How much, do you think, this watch retails for? I’ll help you out by saying, this is an all-gold Rolex GMT-Master II on the full white gold bracelet, with a factory-set pave dial and a bezel with high quality and painstakingly color-matched stones and massive baguette diamonds. I’ll also say that a similar Day-Date 40 with green stuff on it, albeit in platinum, costs $412,000 (hands-on here). Okay, here we go: this one costs $112,000 – both prices are before the insanity-inducing 27% VAT of Hungary, where I saw these pieces (but you of course don’t have to pay that if you, like most six-figure priced watch buyers, have a foreign passport).
So, “a bit over a hundred kay” it is. However, looking at it, irrespective of whether you are doing that with a watch lover’s eye or that of a civilian, you are likely to get the idea that this watch stands above a number on a price tag, for two big reasons.
First, there is the barrier of entry not in terms of shelling out this much money for a watch, but in terms of making the call and saying, yep, this is the watch I’m gonna wear. The moment you put this on and walk out of the store, the price tag is removed and though yes, it objectively looks stupendously expensive, I’d expect every onlooker to subconsciously think not of a price, but rather what it takes to wear something like this – and I’ll get back to that question in a moment.
Second, Rolex makes these rather difficult to get. They, at least in parts of the world that I frequent, never put this sort of watch out into the shop windows – it’s presented to you if they deem you worthy. It’s a win-win in the sense that it helps improve the idea of exclusivity, and it also is not driving away Regular Joe (i.e. you or I), who just wants “an Explorer I with the properly sized hands.” I am absolutely sure that placing a watch like this out in the windows would result in a noticeable drop in sales to ordinary people, at least in most parts of Europe for sure.

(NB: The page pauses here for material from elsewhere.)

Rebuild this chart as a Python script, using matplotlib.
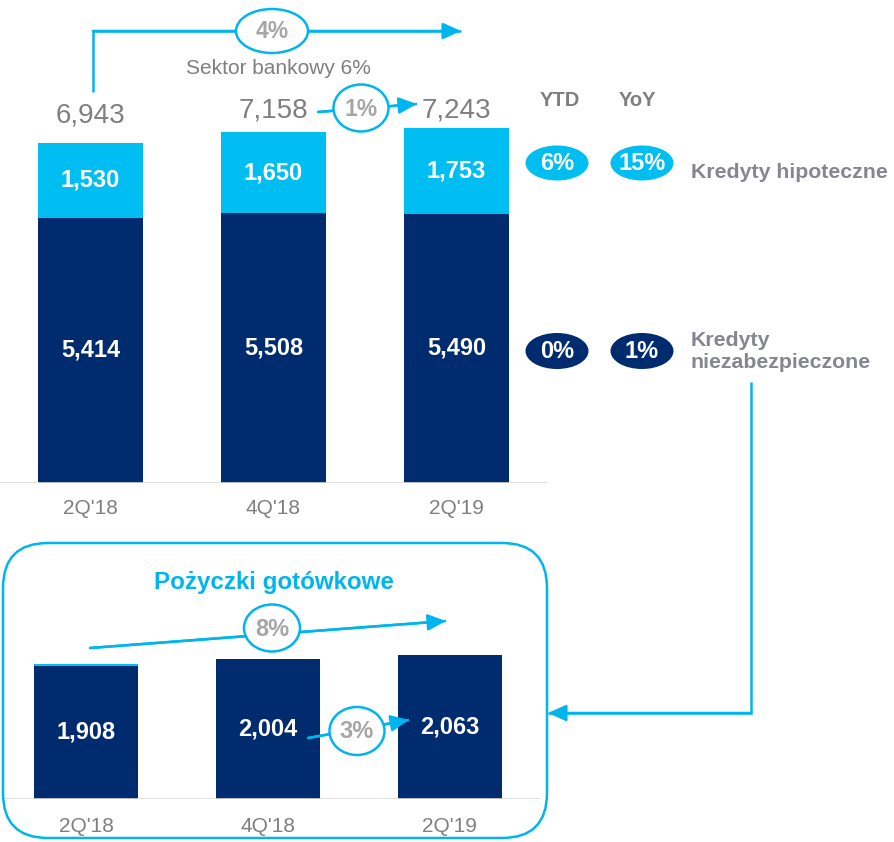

This neatly leads us back to the question of why that is. I mean, let’s be honest with ourselves here. Do we turn our heads in a disapproving manner every time we see a needlessly expensive car? Do you know how long it takes to assemble a $400,000 Lamborghini Aventador? The car has different bits and pieces fitted to it at 12 different workstations, and it spends 90 minutes at each, that’s 18 hours of work, to go from a bare chassis to a complete car. Add chassis and engine assembly time and it’s still just a few days of work, unlike the exterior of this watch that can take over a week to do. Or do we give unfriendly looks when we see people board a plane with an $8,000 ticket, just to sit a bit further in the front, in what is essentially a very noisy and cramped version of a hotel room?
So yeah, in a way, this watch actually is good value, when you consider the amount of work and the value of the components that went into it, compared to a car made from reinforced plastic or a flight that’s over in 8-12 hours where all you have after it is a memory of getting mildly drunk in a plane and once owning $8,000… And yet, you just know, wearing this merely 40mm-wide watch is asking for trouble.
So, with all this in mind, perhaps we are getting closer to answering the question, “what does wearing this watch make me?” I am dead serious when I say I’d wear this watch. At this point I’d go so far as to say if I had to make a deal of having to wear this watch and no other for the rest of my life, I think I’d still go for it. Weirdly, though, this motive is not fueled by a lust for perceived social status, but rather by my thinking that this watch stands above the rest in a weird way, as though the general rules of watches did not apply to it.